_TASK PROMPT_. Return only the lines from the top of the data down to the one that holds "plt.rcParams['axes.unicode_minus'] = False", both included, without any pictures.

Entries with chart source code:
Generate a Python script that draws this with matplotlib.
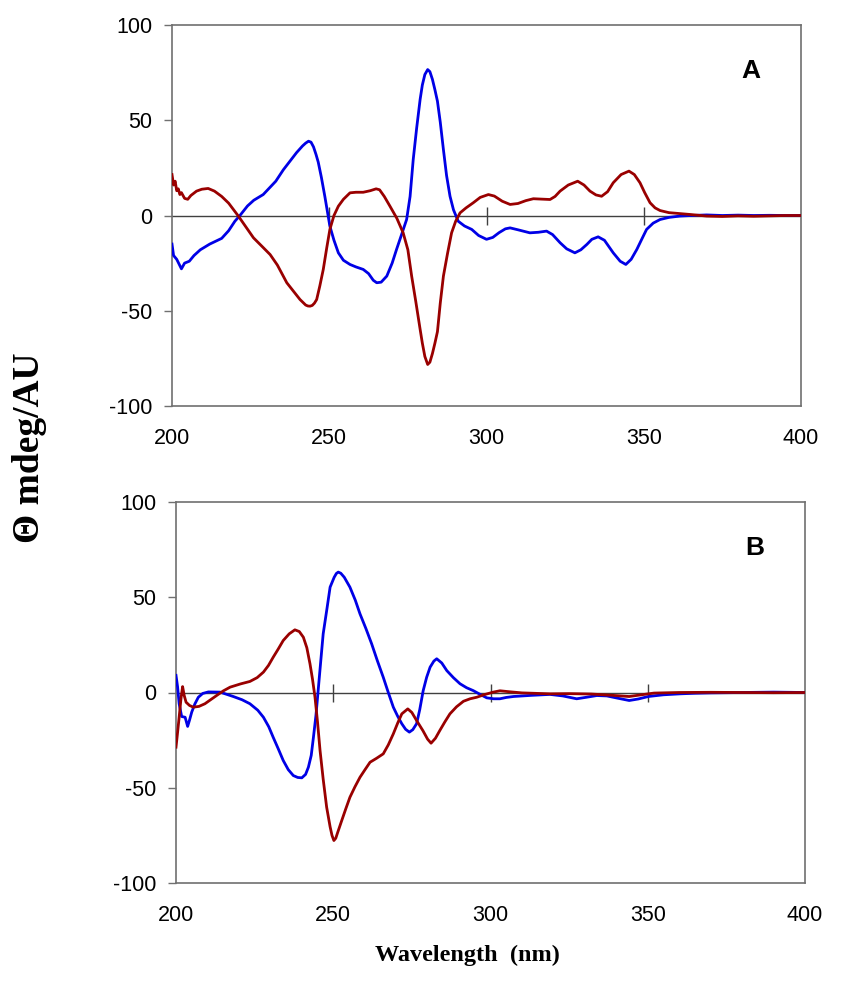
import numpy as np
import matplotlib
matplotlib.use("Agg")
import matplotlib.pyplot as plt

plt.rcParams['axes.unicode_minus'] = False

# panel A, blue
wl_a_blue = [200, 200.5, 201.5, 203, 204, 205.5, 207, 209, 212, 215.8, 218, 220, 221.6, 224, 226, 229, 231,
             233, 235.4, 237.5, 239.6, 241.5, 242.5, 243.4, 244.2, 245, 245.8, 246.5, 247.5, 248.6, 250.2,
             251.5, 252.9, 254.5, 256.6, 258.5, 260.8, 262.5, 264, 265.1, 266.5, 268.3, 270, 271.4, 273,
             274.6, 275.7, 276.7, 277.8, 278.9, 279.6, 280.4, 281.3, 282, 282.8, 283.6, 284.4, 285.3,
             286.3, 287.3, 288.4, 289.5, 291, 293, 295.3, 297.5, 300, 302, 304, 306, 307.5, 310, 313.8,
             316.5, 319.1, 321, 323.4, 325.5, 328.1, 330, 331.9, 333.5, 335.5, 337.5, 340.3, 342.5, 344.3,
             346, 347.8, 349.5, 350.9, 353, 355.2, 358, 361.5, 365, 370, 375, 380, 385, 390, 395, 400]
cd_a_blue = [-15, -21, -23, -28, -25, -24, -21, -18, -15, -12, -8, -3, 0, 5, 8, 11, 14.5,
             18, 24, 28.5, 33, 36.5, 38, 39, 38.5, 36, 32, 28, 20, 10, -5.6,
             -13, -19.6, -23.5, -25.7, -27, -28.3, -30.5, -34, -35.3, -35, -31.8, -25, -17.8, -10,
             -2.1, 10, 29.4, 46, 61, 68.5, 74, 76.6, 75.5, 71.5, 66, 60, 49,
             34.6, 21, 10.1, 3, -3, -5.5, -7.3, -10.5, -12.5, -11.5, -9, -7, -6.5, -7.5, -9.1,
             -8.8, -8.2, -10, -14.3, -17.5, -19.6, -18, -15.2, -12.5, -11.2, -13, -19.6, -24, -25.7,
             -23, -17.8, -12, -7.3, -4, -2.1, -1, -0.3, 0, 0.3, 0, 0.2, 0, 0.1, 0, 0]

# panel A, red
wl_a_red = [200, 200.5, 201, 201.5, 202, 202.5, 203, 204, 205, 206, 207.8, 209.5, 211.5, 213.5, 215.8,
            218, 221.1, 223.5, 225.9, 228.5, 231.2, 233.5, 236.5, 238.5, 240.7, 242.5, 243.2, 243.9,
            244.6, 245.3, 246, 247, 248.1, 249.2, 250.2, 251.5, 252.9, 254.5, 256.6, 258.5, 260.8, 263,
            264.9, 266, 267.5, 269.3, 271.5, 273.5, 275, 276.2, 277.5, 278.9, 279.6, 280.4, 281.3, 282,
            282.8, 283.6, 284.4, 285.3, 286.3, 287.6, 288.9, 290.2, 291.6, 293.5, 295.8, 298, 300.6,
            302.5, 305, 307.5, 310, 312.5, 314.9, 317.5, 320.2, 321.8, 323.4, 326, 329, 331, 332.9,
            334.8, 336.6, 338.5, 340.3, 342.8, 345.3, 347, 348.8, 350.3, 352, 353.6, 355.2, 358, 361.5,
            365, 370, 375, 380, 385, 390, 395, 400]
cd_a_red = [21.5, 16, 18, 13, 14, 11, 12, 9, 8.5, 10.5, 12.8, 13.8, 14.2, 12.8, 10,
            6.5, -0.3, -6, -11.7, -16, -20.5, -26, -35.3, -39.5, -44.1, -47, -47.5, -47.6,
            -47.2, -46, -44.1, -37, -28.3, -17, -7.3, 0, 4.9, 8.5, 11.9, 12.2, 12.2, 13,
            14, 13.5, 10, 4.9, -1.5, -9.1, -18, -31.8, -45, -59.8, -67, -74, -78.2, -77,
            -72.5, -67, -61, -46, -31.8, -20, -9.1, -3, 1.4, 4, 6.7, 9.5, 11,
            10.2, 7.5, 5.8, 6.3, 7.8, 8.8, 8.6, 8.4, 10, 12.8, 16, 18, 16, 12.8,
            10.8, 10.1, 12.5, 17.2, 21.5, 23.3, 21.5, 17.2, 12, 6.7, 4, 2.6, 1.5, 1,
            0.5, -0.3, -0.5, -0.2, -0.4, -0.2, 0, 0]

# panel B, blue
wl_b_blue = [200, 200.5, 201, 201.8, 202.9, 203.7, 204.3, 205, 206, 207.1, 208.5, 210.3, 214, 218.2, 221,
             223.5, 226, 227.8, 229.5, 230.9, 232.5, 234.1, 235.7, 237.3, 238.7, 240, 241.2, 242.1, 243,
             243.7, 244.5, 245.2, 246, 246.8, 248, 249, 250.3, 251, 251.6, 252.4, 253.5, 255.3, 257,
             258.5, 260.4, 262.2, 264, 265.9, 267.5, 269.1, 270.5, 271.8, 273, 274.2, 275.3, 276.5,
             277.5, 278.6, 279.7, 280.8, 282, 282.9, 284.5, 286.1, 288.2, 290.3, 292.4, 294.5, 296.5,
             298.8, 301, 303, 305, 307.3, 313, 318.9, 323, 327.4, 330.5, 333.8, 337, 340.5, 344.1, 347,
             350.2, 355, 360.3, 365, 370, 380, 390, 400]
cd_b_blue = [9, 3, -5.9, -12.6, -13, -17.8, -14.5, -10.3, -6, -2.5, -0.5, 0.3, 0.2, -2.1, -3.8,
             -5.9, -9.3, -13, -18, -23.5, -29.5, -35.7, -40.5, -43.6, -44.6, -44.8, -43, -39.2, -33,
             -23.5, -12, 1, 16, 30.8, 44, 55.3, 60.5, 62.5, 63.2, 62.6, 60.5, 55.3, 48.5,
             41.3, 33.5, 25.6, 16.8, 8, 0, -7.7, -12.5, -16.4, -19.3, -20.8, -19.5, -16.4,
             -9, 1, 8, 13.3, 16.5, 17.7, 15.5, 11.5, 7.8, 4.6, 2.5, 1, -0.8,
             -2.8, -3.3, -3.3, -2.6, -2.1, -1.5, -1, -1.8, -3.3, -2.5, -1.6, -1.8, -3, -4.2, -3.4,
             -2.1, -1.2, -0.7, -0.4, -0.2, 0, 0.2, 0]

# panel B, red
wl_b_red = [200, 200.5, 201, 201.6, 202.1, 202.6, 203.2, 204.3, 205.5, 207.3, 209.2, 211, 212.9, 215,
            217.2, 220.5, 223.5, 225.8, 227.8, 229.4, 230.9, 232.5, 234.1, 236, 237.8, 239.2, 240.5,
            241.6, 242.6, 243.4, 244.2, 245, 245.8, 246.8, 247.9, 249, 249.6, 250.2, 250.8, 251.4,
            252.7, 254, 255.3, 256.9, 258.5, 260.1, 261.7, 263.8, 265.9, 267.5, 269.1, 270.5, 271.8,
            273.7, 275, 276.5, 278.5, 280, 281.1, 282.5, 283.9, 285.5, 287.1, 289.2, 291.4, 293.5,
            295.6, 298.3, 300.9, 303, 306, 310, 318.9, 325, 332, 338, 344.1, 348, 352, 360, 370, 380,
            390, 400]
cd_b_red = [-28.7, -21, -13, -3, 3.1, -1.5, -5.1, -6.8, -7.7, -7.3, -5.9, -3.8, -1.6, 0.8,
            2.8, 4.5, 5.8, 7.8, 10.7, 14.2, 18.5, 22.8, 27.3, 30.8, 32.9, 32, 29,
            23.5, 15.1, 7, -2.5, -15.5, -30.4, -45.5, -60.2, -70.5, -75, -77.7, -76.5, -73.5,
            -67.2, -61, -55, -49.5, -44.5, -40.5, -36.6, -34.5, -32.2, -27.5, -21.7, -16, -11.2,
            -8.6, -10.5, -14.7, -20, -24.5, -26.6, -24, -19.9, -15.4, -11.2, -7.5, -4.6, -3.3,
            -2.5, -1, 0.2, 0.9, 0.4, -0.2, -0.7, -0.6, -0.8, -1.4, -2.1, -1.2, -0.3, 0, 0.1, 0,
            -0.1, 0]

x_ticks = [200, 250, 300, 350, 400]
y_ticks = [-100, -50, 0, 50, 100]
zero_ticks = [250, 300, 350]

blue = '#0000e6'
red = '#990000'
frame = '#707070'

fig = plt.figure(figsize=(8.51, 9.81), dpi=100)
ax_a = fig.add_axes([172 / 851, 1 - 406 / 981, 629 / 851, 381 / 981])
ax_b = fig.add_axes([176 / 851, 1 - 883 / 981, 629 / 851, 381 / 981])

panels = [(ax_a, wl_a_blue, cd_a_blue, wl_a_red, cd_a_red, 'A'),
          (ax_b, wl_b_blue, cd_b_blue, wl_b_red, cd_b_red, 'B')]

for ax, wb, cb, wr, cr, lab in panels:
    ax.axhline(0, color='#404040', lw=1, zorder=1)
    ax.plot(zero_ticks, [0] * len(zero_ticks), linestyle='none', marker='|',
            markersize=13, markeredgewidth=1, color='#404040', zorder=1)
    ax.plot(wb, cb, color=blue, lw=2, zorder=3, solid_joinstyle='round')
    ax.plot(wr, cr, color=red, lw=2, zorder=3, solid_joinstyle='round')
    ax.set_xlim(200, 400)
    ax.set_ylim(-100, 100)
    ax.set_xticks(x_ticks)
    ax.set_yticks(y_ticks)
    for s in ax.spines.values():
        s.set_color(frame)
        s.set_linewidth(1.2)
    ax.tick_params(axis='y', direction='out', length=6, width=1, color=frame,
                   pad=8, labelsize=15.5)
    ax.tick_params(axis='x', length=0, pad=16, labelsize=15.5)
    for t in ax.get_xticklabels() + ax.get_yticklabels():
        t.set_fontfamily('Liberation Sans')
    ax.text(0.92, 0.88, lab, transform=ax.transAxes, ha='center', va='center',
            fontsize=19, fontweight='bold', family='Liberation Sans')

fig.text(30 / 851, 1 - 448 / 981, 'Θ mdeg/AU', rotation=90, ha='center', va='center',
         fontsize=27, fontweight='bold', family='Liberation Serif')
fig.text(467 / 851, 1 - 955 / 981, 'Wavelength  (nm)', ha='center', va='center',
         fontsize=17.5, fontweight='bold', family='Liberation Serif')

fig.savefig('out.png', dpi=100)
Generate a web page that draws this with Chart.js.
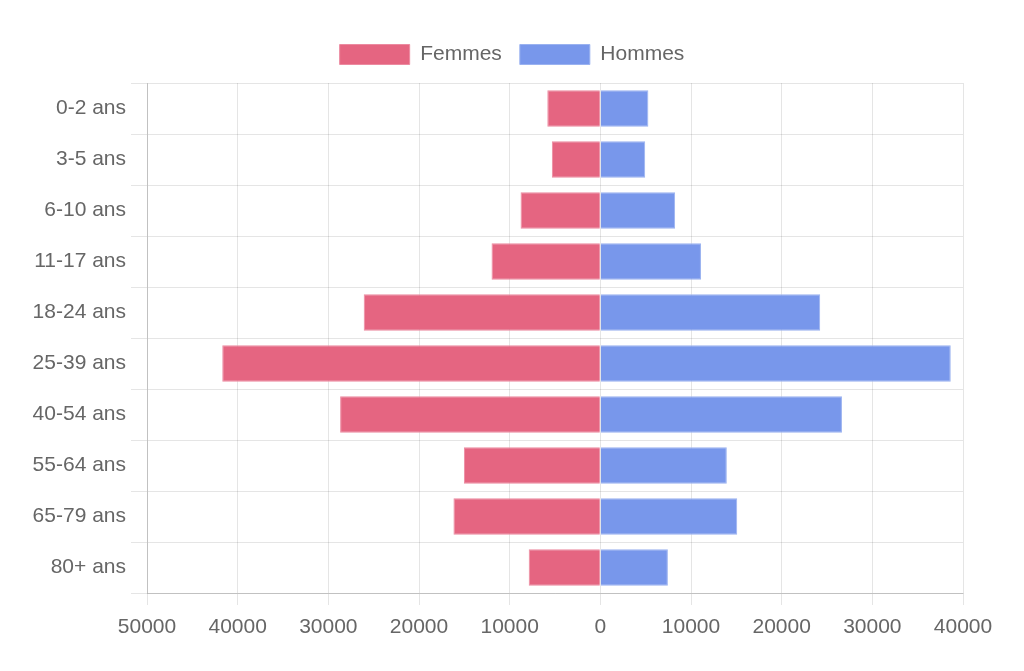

_REPLY TO THE EXERCISE_.
Generate a Python script that draws this with matplotlib.
import numpy as np
import matplotlib
matplotlib.use("Agg")
import matplotlib.pyplot as plt

plt.rcParams['axes.unicode_minus'] = False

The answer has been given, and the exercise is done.